Part of me thinks I would enjoy something like RDR but then I often wonder what flying would be like with such a map. I wouldn't be inclined to scrap flying (fun and realism) for the sake of map realism. I think the trade-off of it being on an island is perfectly good video-game logic to fulfill a feature that offers more fun, value and gameplay than say, having the odd existential thought about it being an island. If the map is designed well, most vistas should give you an impression you are on a mainland and not necessarily on an island.
If they lock it off like RDR, they'll have to do an exceptional job of it because what would be immersion breaking is invisible walls, ledges that are normally climbable, non-climbable etc.
The island model might be unrealistic in the sense that the place it's representing isn't really an island. However most locations GTA is based on are by the sea so at least one half of the map is real, it's the just the other side where the land should keep going that's at odds. However, the landlocked model also forces you to suspend your disbelief in that you can't drive or go here or there. At least with the island model, it doesn't restrict you in things you can't do. If you want to over that mountain or building you, you can. If you want to see the other side, you can. That player freedom to me is more valuable that coming to terms that you are on an island.
The thing is, too, islands do exist, but locking off map trickery doesn't exist in real life. What I mean by that is if I see a mountain, I can climb it. If I come across a tricky-rockface that stops me from climbing over it, I can at least get a helicopter and fly over it. I'm never going to come across an invisible wall or some physics defying block to stop me doing so.

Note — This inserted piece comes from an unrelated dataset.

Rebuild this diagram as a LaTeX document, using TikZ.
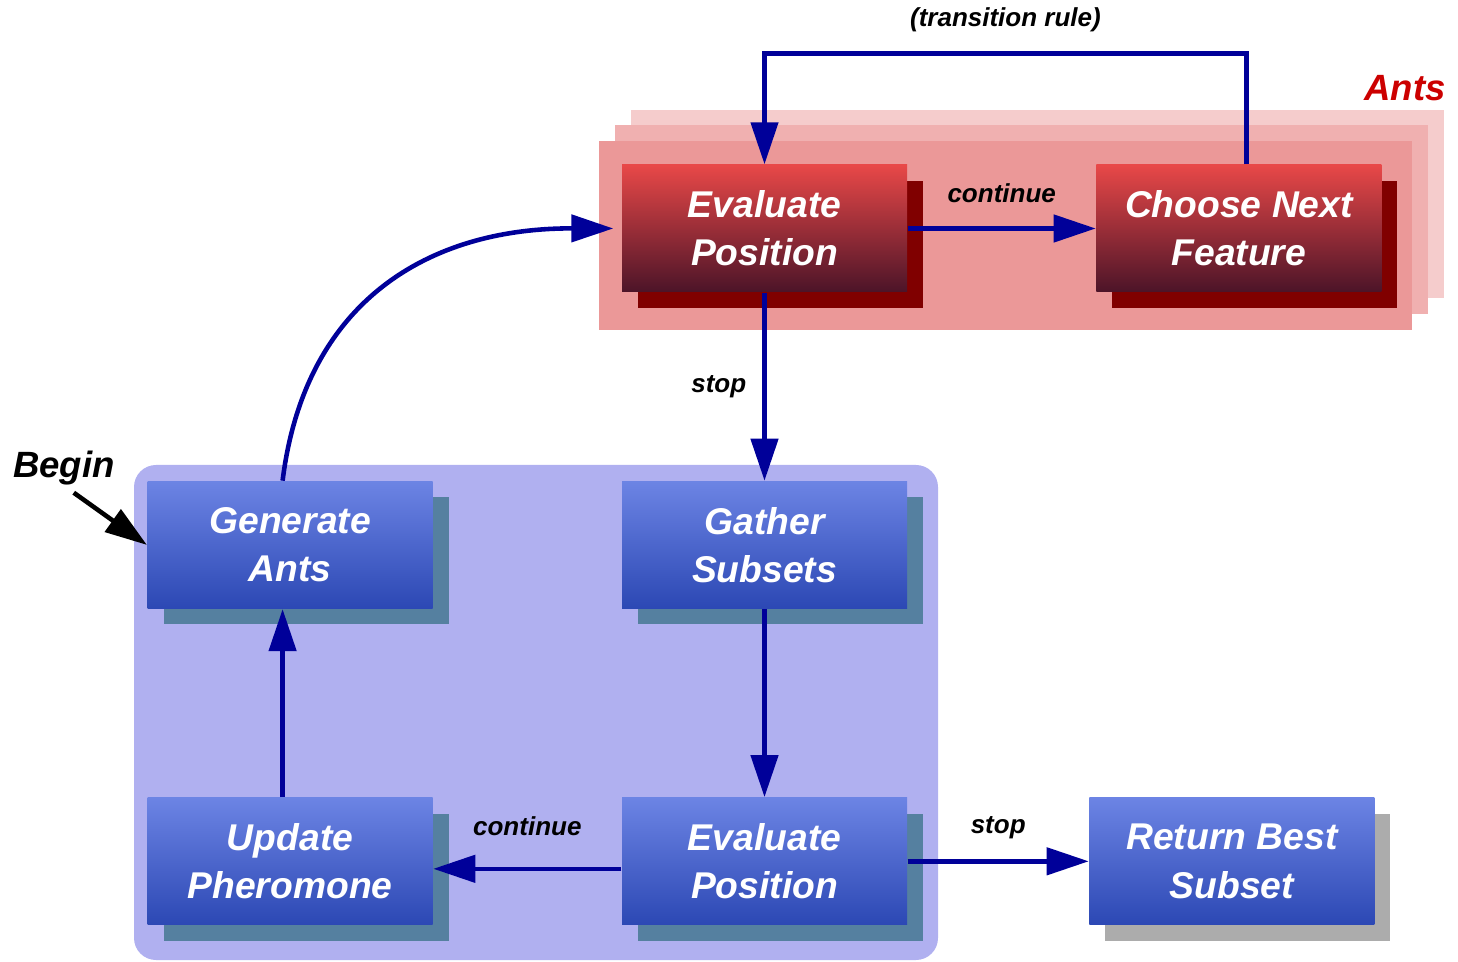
\documentclass[tikz,border=0pt]{standalone}
\usepackage{fontspec}
\setmainfont{Liberation Sans}
\usetikzlibrary{arrows.meta, positioning, shadows}

\definecolor{arrowblue}{HTML}{000099}
\definecolor{panelblue}{HTML}{B0B0F0}
\definecolor{antsback}{HTML}{F5CCCC}
\definecolor{antsmid}{HTML}{F0B0B0}
\definecolor{antsfront}{HTML}{EB9898}
\definecolor{shadowblue}{HTML}{5580A0}
\definecolor{shadowred}{HTML}{800000}
\definecolor{antsred}{HTML}{CC0000}
\definecolor{boxbluetop}{HTML}{6C84E4}
\definecolor{boxbluebot}{HTML}{2C48B4}
\definecolor{boxredtop}{HTML}{E84848}
\definecolor{boxredmid}{HTML}{A02838}
\definecolor{boxredbot}{HTML}{4C1428}

\begin{document}
\begin{tikzpicture}[
        box/.style={rectangle, inner sep=0pt, minimum width=2.85cm, minimum height=1.27cm, align=center,
            text=white, font=\bfseries\itshape\fontsize{10.6}{13.7}\selectfont},
        bluebox/.style={box, top color=boxbluetop, bottom color=boxbluebot,
            drop shadow={fill=shadowblue, opacity=1, shadow xshift=0.16cm, shadow yshift=-0.16cm}},
        redbox/.style={box, top color=boxredtop, middle color=boxredmid, bottom color=boxredbot,
            drop shadow={fill=shadowred, opacity=1, shadow xshift=0.16cm, shadow yshift=-0.16cm}},
        lbl/.style={inner sep=0pt, text=black, font=\bfseries\itshape\fontsize{7.4}{9}\selectfont},
        tag/.style={inner sep=0pt, font=\bfseries\itshape\fontsize{10.4}{12}\selectfont},
        arrow/.style={-{Triangle[length=0.42cm, width=0.27cm]}, line width=1.3pt, arrowblue},
        beginarrow/.style={-{Triangle[length=0.42cm, width=0.27cm]}, line width=1.3pt, black},
        node distance=1.88cm and 1.88cm
    ]
        \useasboundingbox (0,0) rectangle (14.58,-9.62);

        % Panels
        \fill[panelblue, rounded corners=0.22cm] (1.34,-4.65) rectangle (9.38,-9.60);
        \fill[antsback] (6.31,-1.10) rectangle (14.44,-2.98);
        \fill[antsmid] (6.15,-1.25) rectangle (14.28,-3.14);
        \fill[antsfront] (5.99,-1.41) rectangle (14.12,-3.30);
        \node[tag, text=antsred] (ants) at (14.05,-0.88) {Ants};

        % Boxes
        \node[redbox] (evaltop) at (7.645,-2.285) {Evaluate\\Position};
        \node[redbox, right=of evaltop] (choose) {Choose Next\\Feature};
        \node[bluebox, below=of evaltop] (gather) {Gather\\Subsets};
        \node[bluebox, below=of gather] (evalbot) {Evaluate\\Position};
        \node[bluebox, left=of gather] (generate) {Generate\\Ants};
        \node[bluebox, below=of generate] (update) {Update\\Pheromone};
        \node[bluebox, right=1.81cm of evalbot,
            drop shadow={fill=gray!65, opacity=1, shadow xshift=0.16cm, shadow yshift=-0.16cm}] (result) {Return Best\\Subset};
        \node[tag] (begin) at (0.64,-4.68) {Begin};

        % Arrows
        \draw[beginarrow, shorten <=0.12cm] (begin.south) -- (generate.west);
        \draw[arrow] ([xshift=-0.075cm]generate.north) .. controls (3.05,-3.0) and (4.3,-2.28) .. ([xshift=-0.08cm]evaltop.west);
        \draw[arrow] (evaltop.east) -- node[lbl, above=0.23cm] {continue} (choose.west);
        \draw[arrow] ([xshift=0.075cm]choose.north) -- ++(0,1.11)
            -| node[lbl, pos=0.25, above=0.19cm] {(transition rule)} (evaltop.north);
        \draw[arrow] (evaltop.south) -- node[lbl, left=0.16cm] {stop} (gather.north);
        \draw[arrow] (gather.south) -- (evalbot.north);
        \draw[arrow] ([yshift=-0.075cm]evalbot.west) -- node[lbl, above=0.31cm] {continue} ([yshift=-0.075cm]update.east);
        \draw[arrow] (evalbot.east) -- node[lbl, above=0.2cm] {stop} (result.west);
        \draw[arrow] ([xshift=-0.075cm]update.north) -- ([xshift=-0.075cm]generate.south);
    \end{tikzpicture}
\end{document}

Making creative ways like being attacked by bears or coyotes or whatever is nice but after a few times wouldn't it just be so unrealistic that every time you want to leave a place or go beyond a certain point you get killed. The island model doesn't ask that of you. It's just an island and they exist except all they ask you do is believe that it's LA or New York which they do quite convincingly.
When we used to play Road Rash as kids, I would think about how it would be cool to go to places we can see in the map. But the game doesn't let you. You're restricted the road and a few metres either side of the road. When GTA III came about it was like wow. Almost anywhere I see, I can go!
The landlocked map in Skyrim is perfect and it's great in Watch Dogs too. Skyrim isn't a vehicular game, obviously so traversing is done a lot of horseback and on foot. I find a lot of Watch Dogs action focuses on non-vehicular action, although vehicles are main thing used to get around.
I just think GTA's exciting use of Airports, flying, flying missions, versatility of missions including flying should remain so. I don't think it should regress to removal of such big features and having those big features greatly benefits an island map.